§ **The problem**:
Repeat the full listing, word for word.

Begin Data shown

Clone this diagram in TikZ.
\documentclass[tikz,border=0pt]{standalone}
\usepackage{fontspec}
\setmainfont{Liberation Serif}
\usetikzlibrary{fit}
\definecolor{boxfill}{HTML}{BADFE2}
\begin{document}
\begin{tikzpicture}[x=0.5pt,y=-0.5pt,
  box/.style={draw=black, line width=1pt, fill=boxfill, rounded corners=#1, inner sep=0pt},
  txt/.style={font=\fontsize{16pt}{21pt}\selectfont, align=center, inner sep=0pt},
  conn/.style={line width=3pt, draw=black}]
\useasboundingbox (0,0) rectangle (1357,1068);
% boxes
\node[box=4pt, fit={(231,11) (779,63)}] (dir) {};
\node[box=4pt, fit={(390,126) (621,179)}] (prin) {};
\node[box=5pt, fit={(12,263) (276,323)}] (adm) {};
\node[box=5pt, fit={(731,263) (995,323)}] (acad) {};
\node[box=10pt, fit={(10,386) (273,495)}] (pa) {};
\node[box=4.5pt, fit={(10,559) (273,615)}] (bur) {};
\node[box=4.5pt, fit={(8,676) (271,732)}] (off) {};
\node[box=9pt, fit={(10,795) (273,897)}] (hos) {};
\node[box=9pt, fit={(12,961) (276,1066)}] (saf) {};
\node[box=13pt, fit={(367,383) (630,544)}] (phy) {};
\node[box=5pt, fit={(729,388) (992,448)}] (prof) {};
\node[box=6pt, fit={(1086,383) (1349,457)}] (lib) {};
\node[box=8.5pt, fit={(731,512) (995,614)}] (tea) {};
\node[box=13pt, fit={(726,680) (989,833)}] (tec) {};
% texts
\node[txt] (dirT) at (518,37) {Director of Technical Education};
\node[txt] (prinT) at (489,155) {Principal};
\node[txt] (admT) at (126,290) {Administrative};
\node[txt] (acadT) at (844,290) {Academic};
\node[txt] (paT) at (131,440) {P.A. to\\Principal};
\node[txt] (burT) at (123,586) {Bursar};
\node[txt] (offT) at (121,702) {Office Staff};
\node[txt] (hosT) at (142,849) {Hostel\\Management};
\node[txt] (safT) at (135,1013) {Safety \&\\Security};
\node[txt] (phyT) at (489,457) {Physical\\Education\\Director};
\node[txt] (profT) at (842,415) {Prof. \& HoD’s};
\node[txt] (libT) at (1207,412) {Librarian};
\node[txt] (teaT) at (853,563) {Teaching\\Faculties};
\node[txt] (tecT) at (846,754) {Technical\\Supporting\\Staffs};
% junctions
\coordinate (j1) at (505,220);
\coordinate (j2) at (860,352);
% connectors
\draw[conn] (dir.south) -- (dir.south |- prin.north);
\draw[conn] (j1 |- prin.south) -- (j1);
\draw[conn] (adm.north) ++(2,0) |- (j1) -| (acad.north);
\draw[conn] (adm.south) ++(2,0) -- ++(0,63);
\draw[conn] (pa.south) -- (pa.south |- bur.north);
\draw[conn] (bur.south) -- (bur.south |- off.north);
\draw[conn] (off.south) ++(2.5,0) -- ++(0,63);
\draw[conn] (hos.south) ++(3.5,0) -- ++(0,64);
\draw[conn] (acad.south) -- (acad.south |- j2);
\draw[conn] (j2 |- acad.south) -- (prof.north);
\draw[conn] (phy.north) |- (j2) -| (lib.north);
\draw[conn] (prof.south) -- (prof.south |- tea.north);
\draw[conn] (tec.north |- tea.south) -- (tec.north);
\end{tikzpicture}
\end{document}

End Data shown

§ **Exercise response**:
Clone this diagram in TikZ.
\documentclass[tikz,border=0pt]{standalone}
\usepackage{fontspec}
\setmainfont{Liberation Serif}
\usetikzlibrary{fit}
\definecolor{boxfill}{HTML}{BADFE2}
\begin{document}
\begin{tikzpicture}[x=0.5pt,y=-0.5pt,
  box/.style={draw=black, line width=1pt, fill=boxfill, rounded corners=#1, inner sep=0pt},
  txt/.style={font=\fontsize{16pt}{21pt}\selectfont, align=center, inner sep=0pt},
  conn/.style={line width=3pt, draw=black}]
\useasboundingbox (0,0) rectangle (1357,1068);
% boxes
\node[box=4pt, fit={(231,11) (779,63)}] (dir) {};
\node[box=4pt, fit={(390,126) (621,179)}] (prin) {};
\node[box=5pt, fit={(12,263) (276,323)}] (adm) {};
\node[box=5pt, fit={(731,263) (995,323)}] (acad) {};
\node[box=10pt, fit={(10,386) (273,495)}] (pa) {};
\node[box=4.5pt, fit={(10,559) (273,615)}] (bur) {};
\node[box=4.5pt, fit={(8,676) (271,732)}] (off) {};
\node[box=9pt, fit={(10,795) (273,897)}] (hos) {};
\node[box=9pt, fit={(12,961) (276,1066)}] (saf) {};
\node[box=13pt, fit={(367,383) (630,544)}] (phy) {};
\node[box=5pt, fit={(729,388) (992,448)}] (prof) {};
\node[box=6pt, fit={(1086,383) (1349,457)}] (lib) {};
\node[box=8.5pt, fit={(731,512) (995,614)}] (tea) {};
\node[box=13pt, fit={(726,680) (989,833)}] (tec) {};
% texts
\node[txt] (dirT) at (518,37) {Director of Technical Education};
\node[txt] (prinT) at (489,155) {Principal};
\node[txt] (admT) at (126,290) {Administrative};
\node[txt] (acadT) at (844,290) {Academic};
\node[txt] (paT) at (131,440) {P.A. to\\Principal};
\node[txt] (burT) at (123,586) {Bursar};
\node[txt] (offT) at (121,702) {Office Staff};
\node[txt] (hosT) at (142,849) {Hostel\\Management};
\node[txt] (safT) at (135,1013) {Safety \&\\Security};
\node[txt] (phyT) at (489,457) {Physical\\Education\\Director};
\node[txt] (profT) at (842,415) {Prof. \& HoD’s};
\node[txt] (libT) at (1207,412) {Librarian};
\node[txt] (teaT) at (853,563) {Teaching\\Faculties};
\node[txt] (tecT) at (846,754) {Technical\\Supporting\\Staffs};
% junctions
\coordinate (j1) at (505,220);
\coordinate (j2) at (860,352);
% connectors
\draw[conn] (dir.south) -- (dir.south |- prin.north);
\draw[conn] (j1 |- prin.south) -- (j1);
\draw[conn] (adm.north) ++(2,0) |- (j1) -| (acad.north);
\draw[conn] (adm.south) ++(2,0) -- ++(0,63);
\draw[conn] (pa.south) -- (pa.south |- bur.north);
\draw[conn] (bur.south) -- (bur.south |- off.north);
\draw[conn] (off.south) ++(2.5,0) -- ++(0,63);
\draw[conn] (hos.south) ++(3.5,0) -- ++(0,64);
\draw[conn] (acad.south) -- (acad.south |- j2);
\draw[conn] (j2 |- acad.south) -- (prof.north);
\draw[conn] (phy.north) |- (j2) -| (lib.north);
\draw[conn] (prof.south) -- (prof.south |- tea.north);
\draw[conn] (tec.north |- tea.south) -- (tec.north);
\end{tikzpicture}
\end{document}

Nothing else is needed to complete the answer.